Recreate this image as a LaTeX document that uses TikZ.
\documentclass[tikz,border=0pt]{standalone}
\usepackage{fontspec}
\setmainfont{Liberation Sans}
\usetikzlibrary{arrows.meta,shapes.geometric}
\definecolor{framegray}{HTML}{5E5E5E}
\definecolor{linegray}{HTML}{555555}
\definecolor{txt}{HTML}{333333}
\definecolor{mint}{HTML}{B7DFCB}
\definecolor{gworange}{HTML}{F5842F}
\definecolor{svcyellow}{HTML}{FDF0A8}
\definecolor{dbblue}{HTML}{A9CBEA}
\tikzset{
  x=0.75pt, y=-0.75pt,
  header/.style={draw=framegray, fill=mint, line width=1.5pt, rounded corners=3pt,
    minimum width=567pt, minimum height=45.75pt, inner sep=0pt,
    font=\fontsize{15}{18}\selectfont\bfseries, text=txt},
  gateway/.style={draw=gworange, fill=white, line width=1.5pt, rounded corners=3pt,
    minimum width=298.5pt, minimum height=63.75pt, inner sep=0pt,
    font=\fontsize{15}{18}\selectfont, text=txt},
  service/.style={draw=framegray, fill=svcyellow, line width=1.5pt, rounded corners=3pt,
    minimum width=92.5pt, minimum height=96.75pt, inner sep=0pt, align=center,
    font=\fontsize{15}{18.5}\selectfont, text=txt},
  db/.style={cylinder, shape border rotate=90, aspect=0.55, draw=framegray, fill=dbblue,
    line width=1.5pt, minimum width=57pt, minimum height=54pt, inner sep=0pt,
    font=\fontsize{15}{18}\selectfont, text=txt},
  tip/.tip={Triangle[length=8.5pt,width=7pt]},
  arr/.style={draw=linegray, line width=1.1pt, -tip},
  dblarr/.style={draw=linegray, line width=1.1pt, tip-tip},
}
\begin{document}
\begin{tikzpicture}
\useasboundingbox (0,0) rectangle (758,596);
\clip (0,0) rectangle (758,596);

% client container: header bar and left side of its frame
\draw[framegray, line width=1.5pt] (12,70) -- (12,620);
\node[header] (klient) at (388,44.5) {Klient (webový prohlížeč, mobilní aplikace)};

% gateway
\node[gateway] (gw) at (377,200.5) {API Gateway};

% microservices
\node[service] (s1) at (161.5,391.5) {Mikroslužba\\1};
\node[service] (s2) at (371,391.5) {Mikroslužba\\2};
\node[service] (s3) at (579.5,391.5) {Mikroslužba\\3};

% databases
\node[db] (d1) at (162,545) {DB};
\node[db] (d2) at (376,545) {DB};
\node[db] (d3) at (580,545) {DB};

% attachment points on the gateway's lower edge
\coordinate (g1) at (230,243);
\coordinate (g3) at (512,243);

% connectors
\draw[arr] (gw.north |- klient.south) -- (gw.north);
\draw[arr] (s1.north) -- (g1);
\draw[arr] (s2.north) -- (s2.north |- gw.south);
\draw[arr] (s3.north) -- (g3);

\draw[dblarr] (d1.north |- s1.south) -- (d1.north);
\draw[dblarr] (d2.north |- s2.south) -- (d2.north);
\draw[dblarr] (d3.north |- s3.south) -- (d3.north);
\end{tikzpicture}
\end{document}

__SHORT TASK__: Return every line of the material exactly.

__ANSWER TO THIS TASK__:
Recreate this image as a LaTeX document that uses TikZ.
\documentclass[tikz,border=0pt]{standalone}
\usepackage{fontspec}
\setmainfont{Liberation Sans}
\usetikzlibrary{arrows.meta,shapes.geometric}
\definecolor{framegray}{HTML}{5E5E5E}
\definecolor{linegray}{HTML}{555555}
\definecolor{txt}{HTML}{333333}
\definecolor{mint}{HTML}{B7DFCB}
\definecolor{gworange}{HTML}{F5842F}
\definecolor{svcyellow}{HTML}{FDF0A8}
\definecolor{dbblue}{HTML}{A9CBEA}
\tikzset{
  x=0.75pt, y=-0.75pt,
  header/.style={draw=framegray, fill=mint, line width=1.5pt, rounded corners=3pt,
    minimum width=567pt, minimum height=45.75pt, inner sep=0pt,
    font=\fontsize{15}{18}\selectfont\bfseries, text=txt},
  gateway/.style={draw=gworange, fill=white, line width=1.5pt, rounded corners=3pt,
    minimum width=298.5pt, minimum height=63.75pt, inner sep=0pt,
    font=\fontsize{15}{18}\selectfont, text=txt},
  service/.style={draw=framegray, fill=svcyellow, line width=1.5pt, rounded corners=3pt,
    minimum width=92.5pt, minimum height=96.75pt, inner sep=0pt, align=center,
    font=\fontsize{15}{18.5}\selectfont, text=txt},
  db/.style={cylinder, shape border rotate=90, aspect=0.55, draw=framegray, fill=dbblue,
    line width=1.5pt, minimum width=57pt, minimum height=54pt, inner sep=0pt,
    font=\fontsize{15}{18}\selectfont, text=txt},
  tip/.tip={Triangle[length=8.5pt,width=7pt]},
  arr/.style={draw=linegray, line width=1.1pt, -tip},
  dblarr/.style={draw=linegray, line width=1.1pt, tip-tip},
}
\begin{document}
\begin{tikzpicture}
\useasboundingbox (0,0) rectangle (758,596);
\clip (0,0) rectangle (758,596);

% client container: header bar and left side of its frame
\draw[framegray, line width=1.5pt] (12,70) -- (12,620);
\node[header] (klient) at (388,44.5) {Klient (webový prohlížeč, mobilní aplikace)};

% gateway
\node[gateway] (gw) at (377,200.5) {API Gateway};

% microservices
\node[service] (s1) at (161.5,391.5) {Mikroslužba\\1};
\node[service] (s2) at (371,391.5) {Mikroslužba\\2};
\node[service] (s3) at (579.5,391.5) {Mikroslužba\\3};

% databases
\node[db] (d1) at (162,545) {DB};
\node[db] (d2) at (376,545) {DB};
\node[db] (d3) at (580,545) {DB};

% attachment points on the gateway's lower edge
\coordinate (g1) at (230,243);
\coordinate (g3) at (512,243);

% connectors
\draw[arr] (gw.north |- klient.south) -- (gw.north);
\draw[arr] (s1.north) -- (g1);
\draw[arr] (s2.north) -- (s2.north |- gw.south);
\draw[arr] (s3.north) -- (g3);

\draw[dblarr] (d1.north |- s1.south) -- (d1.north);
\draw[dblarr] (d2.north |- s2.south) -- (d2.north);
\draw[dblarr] (d3.north |- s3.south) -- (d3.north);
\end{tikzpicture}
\end{document}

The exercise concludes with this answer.